First and most important concept for the non-technical user is GIGO (Garbage in Garbage out). Bad data is useless data. Check everything you enter into a database for correctness. You really don't want the customer's product to be mailed to San Diego, VA instead of CA.
Then next most important thing is to really understand your user interface and how it works. I've spent a lot of time fixing up junk because users didn't know what they were supposed to put in fields in databases (it would have helped if the developers had not allowed non-email type data to be entered into the email field, but you can't send an email to 757-111-6789). It is never a good idea to put the wrong kind of data into a field because you don't have another place to put it. As a user, you may have no idea what the database is going to use that data for and wrong data can completely stop a process or break something really important. If you don't know what to put in a field, then ask. Don't put junk into a field just because it is required. (Hint, it is required for a reason, that usually means this is data critical to the operation of the database, do not fake this information.)

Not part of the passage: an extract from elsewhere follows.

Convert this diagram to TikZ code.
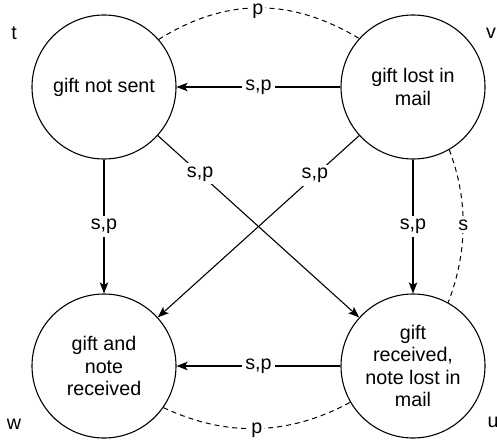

Now if this person is doing reporting, then the critical concepts become understanding boolean algebra and a very strong undertanding of joins. If you have these two concepts down pat, you have 80-90% of what you need to query a database.
The specifics of the database supported also become important. You need to understand what is stored in what tables (or what views to use) and how they relate to each other. Coming into a new job, I would sit down with the developers if possible and get an overview of the design and whatI would need to know to get the data. I would review existing report queries to see how the data is currently being retrieved and use that to ask questions if I don't understand what the person did. Even a database expert will need to spend some time doing this when faced with a new database, so there is no reason to be shy in asking these questions when you are new.
Final thing is to learn how to report a problem to the developers. Problems that are not reported don't get fixed! Problems that are not reproducable because the user didn't provide screen shots and a context for what she was doing when the error occurred, don't get fixed either. New data fields that are needed as business requirements change, don't get added to the database until the developers know about them (Please ask for a Notes field if you need it instead of entering junk data into a field like email that you personally are not using for instance). New business requirements often require a lot of work in the backend to change how things work, it isn't as simple as adding a field on a form. Please be aware of that too when you make requests.
I learned from Robert Vieira's Professional SQL Server 2000 Programming -- well written and comprehensive. I am pretty sure the 2005 version is very similar, just updated. Despite the 'professional' label, I found it a great intro (I had practically no database experience at the time).
Also I second Erikk's comment. Download SQL Express and PLAY!